= Church Association =

English evangelical Anglican organisation

Church Association "Protestant Van" from a postcard dated March 1907

The Church Association was an English evangelical Anglican organisation founded in 1865. It was particularly active in opposition to Anglo-Catholicism, ritualism, and the Oxford Movement. Founded in 1865 by Richard P. Blakeney, the association stated in its first annual report that the objectives of the association were, "To uphold the principles and order of the United Church of England and Ireland, and to counteract the efforts now being made to assimilate her services to those of the Church of Rome."

==Litigation==
As well as publishing information (including its Church Association Tracts) and holding public meetings, controversially, this also involved instigating legal action against Anglo-Catholics under the Public Worship Regulation Act 1874; for instance, legal action was taken against Sidney Faithorn Green and Richard William Enraght.
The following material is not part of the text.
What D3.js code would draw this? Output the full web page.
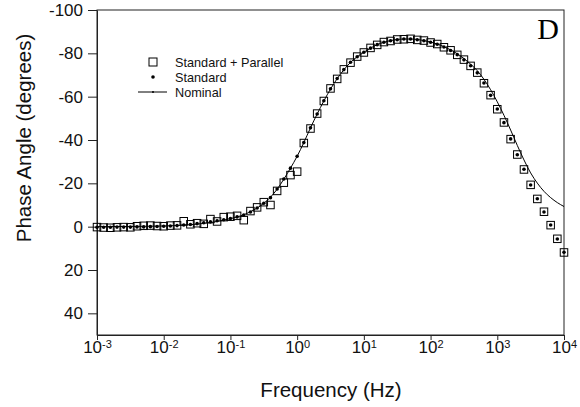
<!DOCTYPE html>
<html>
<head>
<meta charset="utf-8">
<script src="https://cdn.jsdelivr.net/npm/d3@7"></script>
<style>
  body { margin: 0; background: #fff; }
  svg { display: block; font-family: "Liberation Sans", Arial, sans-serif; }
</style>
</head>
<body>
<div id="chart"></div>
<script>
// data (phase in degrees, negative = up)

// log10 of frequency (Hz), 10 points per decade
const logFreq = [
  -3.0, -2.9, -2.8, -2.7, -2.6, -2.5, -2.4, -2.3, -2.2, -2.1,
  -2.0, -1.9, -1.8, -1.7, -1.6, -1.5, -1.4, -1.3, -1.2, -1.1,
  -1.0, -0.9, -0.8, -0.7, -0.6, -0.5, -0.4, -0.3, -0.2, -0.1,
  0.0, 0.1, 0.2, 0.3, 0.4, 0.5, 0.6, 0.7, 0.8, 0.9,
  1.0, 1.1, 1.2, 1.3, 1.4, 1.5, 1.6, 1.7, 1.8, 1.9,
  2.0, 2.1, 2.2, 2.3, 2.4, 2.5, 2.6, 2.7, 2.8, 2.9,
  3.0, 3.1, 3.2, 3.3, 3.4, 3.5, 3.6, 3.7, 3.8, 3.9,
  4.0
];

const standard = [
  0.3, 0.3, 0.3, 0.2, 0.2, 0.2, 0.1, 0.1, 0.0, -0.1,
  -0.2, -0.3, -0.5, -0.8, -1.0, -1.4, -1.8, -2.2, -2.7, -3.2,
  -3.8, -4.5, -5.4, -6.8, -8.6, -10.8, -13.4, -17.4, -22.0, -27.0,
  -32.5, -38.8, -45.6, -52.0, -58.1, -63.6, -68.4, -72.5, -75.9, -78.4,
  -80.5, -82.4, -84.0, -85.1, -85.8, -86.3, -86.6, -86.6, -86.3, -85.8,
  -85.1, -84.2, -82.9, -81.3, -79.4, -77.0, -74.3, -71.0, -66.3, -60.6,
  -54.3, -48.0, -40.5, -33.2, -26.5, -19.2, -12.9, -6.8, -0.8, 5.7,
  11.8
];

const standardParallel = [
  0.2, 0.4, 0.5, 0.3, 0.2, 0.3, -0.2, -0.4, -0.5, -0.3,
  -0.2, -0.5, -0.6, -2.5, -1.1, -1.6, -1.3, -3.5, -2.4, -4.4,
  -4.6, -5.0, -3.0, -7.2, -8.9, -11.3, -10.0, -16.5, -20.3, -23.8,
  -25.4, -38.6, -45.3, -52.2, -58.0, -63.8, -68.2, -72.6, -75.7, -78.5,
  -80.4, -82.5, -83.9, -85.2, -85.7, -86.4, -86.5, -86.7, -86.2, -85.9,
  -85.0, -84.3, -82.8, -81.4, -79.3, -77.1, -74.2, -71.1, -66.2, -60.7,
  -54.2, -48.1, -40.4, -33.3, -26.4, -19.3, -12.8, -6.9, -0.7, 5.6,
  11.9
];

const nominal = [
  -0.03, -0.04, -0.05, -0.07, -0.08, -0.1, -0.13, -0.17, -0.21, -0.26,
  -0.33, -0.42, -0.53, -0.7, -0.9, -1.2, -1.5, -1.9, -2.4, -3.0,
  -3.7, -4.5, -5.5, -6.9, -8.6, -10.8, -13.6, -17.3, -21.9, -27.0,
  -32.5, -38.8, -45.6, -52.0, -58.0, -63.5, -68.3, -72.4, -75.8, -78.4,
  -80.5, -82.4, -84.0, -85.1, -85.9, -86.4, -86.6, -86.6, -86.4, -85.9,
  -85.2, -84.3, -83.1, -81.6, -79.8, -77.6, -75.0, -72.0, -68.0, -63.2,
  -57.6, -51.4, -44.6, -37.5, -30.8, -24.8, -20.1, -16.3, -13.4, -11.1,
  -9.3
];

const xTicks = [1e-3, 1e-2, 1e-1, 1e0, 1e1, 1e2, 1e3, 1e4];
const yTicks = [-100, -80, -60, -40, -20, 0, 20, 40];
const legendLabels = ["Standard + Parallel", "Standard", "Nominal"];

const width = 580, height = 407;
const margin = {top: 10, right: 16, bottom: 72, left: 97};

const svg = d3.select("#chart").append("svg")
    .attr("width", width)
    .attr("height", height);

const x = d3.scaleLog()
    .domain([1e-3, 1e4])
    .range([margin.left, width - margin.right]);

const y = d3.scaleLinear()
    .domain([-100, 50])
    .range([margin.top, height - margin.bottom]);

const points = logFreq.map((e, i) => ({
  f: Math.pow(10, e),
  std: standard[i],
  par: standardParallel[i],
  nom: nominal[i]
}));

// frame
svg.append("rect")
    .attr("x", x.range()[0])
    .attr("y", y.range()[0])
    .attr("width", x.range()[1] - x.range()[0])
    .attr("height", y.range()[1] - y.range()[0])
    .attr("fill", "none")
    .attr("stroke", "#222")
    .attr("stroke-width", 1);

// axes
const xAxis = svg.append("g")
    .attr("transform", `translate(0,${y.range()[1]})`)
    .call(d3.axisBottom(x)
        .tickValues(xTicks)
        .tickSize(5)
        .tickSizeOuter(0)
        .tickPadding(1)
        .tickFormat(() => "10"));
xAxis.select(".domain").attr("stroke", "#222");
xAxis.selectAll(".tick line").attr("stroke", "#222");
xAxis.selectAll(".tick text")
    .attr("font-size", 17)
    .attr("fill", "#111")
    .attr("text-anchor", "middle")
    .each(function (d) {
      d3.select(this).append("tspan")
          .attr("font-size", 11)
          .attr("dy", "-0.45em")
          .text(Math.round(Math.log10(d)));
    });

const yAxis = svg.append("g")
    .attr("transform", `translate(${x.range()[0]},0)`)
    .call(d3.axisLeft(y)
        .tickValues(yTicks)
        .tickSize(9)
        .tickSizeOuter(0)
        .tickPadding(5)
        .tickFormat(d => String(d)));
yAxis.select(".domain").attr("stroke", "#222");
yAxis.selectAll(".tick line").attr("stroke", "#222");
yAxis.selectAll(".tick text")
    .attr("font-size", 17)
    .attr("fill", "#111");

// axis titles
svg.append("text")
    .attr("x", 331)
    .attr("y", 397)
    .attr("text-anchor", "middle")
    .attr("font-size", 20.5)
    .attr("fill", "#111")
    .text("Frequency (Hz)");

svg.append("text")
    .attr("transform", "translate(31,138) rotate(-90)")
    .attr("text-anchor", "middle")
    .attr("font-size", 20.5)
    .attr("fill", "#111")
    .text("Phase Angle (degrees)");

// panel letter
svg.append("text")
    .attr("x", 559)
    .attr("y", 39)
    .attr("text-anchor", "end")
    .attr("font-family", "'Liberation Serif', 'Times New Roman', serif")
    .attr("font-size", 30)
    .attr("fill", "#000")
    .text("D");

// nominal line
const line = d3.line()
    .x(d => x(d.f))
    .y(d => y(d.nom))
    .curve(d3.curveMonotoneX);

svg.append("path")
    .datum(points)
    .attr("fill", "none")
    .attr("stroke", "#000")
    .attr("stroke-width", 1)
    .attr("d", line);

// standard + parallel squares
const sq = 7.5;
svg.append("g").selectAll("rect")
    .data(points)
    .join("rect")
    .attr("x", d => x(d.f) - sq / 2)
    .attr("y", d => y(d.par) - sq / 2)
    .attr("width", sq)
    .attr("height", sq)
    .attr("fill", "none")
    .attr("stroke", "#000")
    .attr("stroke-width", 1);

// standard dots
svg.append("g").selectAll("circle")
    .data(points)
    .join("circle")
    .attr("cx", d => x(d.f))
    .attr("cy", d => y(d.std))
    .attr("r", 1.8)
    .attr("fill", "#000");

// legend
const legend = svg.append("g");
const lx = 153, ltx = 175, rows = [62, 77, 92];

legend.append("rect")
    .attr("x", lx - 4).attr("y", rows[0] - 4)
    .attr("width", 8).attr("height", 8)
    .attr("fill", "none").attr("stroke", "#000");
legend.append("circle")
    .attr("cx", lx).attr("cy", rows[1]).attr("r", 1.8)
    .attr("fill", "#000");
legend.append("line")
    .attr("x1", 138).attr("x2", 167)
    .attr("y1", rows[2]).attr("y2", rows[2])
    .attr("stroke", "#000");
legend.append("circle")
    .attr("cx", lx).attr("cy", rows[2]).attr("r", 1)
    .attr("fill", "#000");

legend.selectAll("text.lab")
    .data(legendLabels)
    .join("text")
    .attr("class", "lab")
    .attr("x", ltx)
    .attr("y", (d, i) => rows[i] + 4.5)
    .attr("font-size", 12.7)
    .attr("fill", "#111")
    .text(d => d);
</script>
</body>
</html>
According to the association this was intended to clarify the law; however, the ritualists refusal to comply with court verdicts, coupled with the bishops unwillingness to act eventually led to such legal action not being pursued.

==Active members==
Reverend Thomas Henry Sparshott was organising secretary of the Church Association between 1881 and c. 1899, and deputation secretary from 1893. He preached and lectured at various venues in England.

==Merger and Church Society==
In 1950, the association merged with the National Church League to form the Church Society.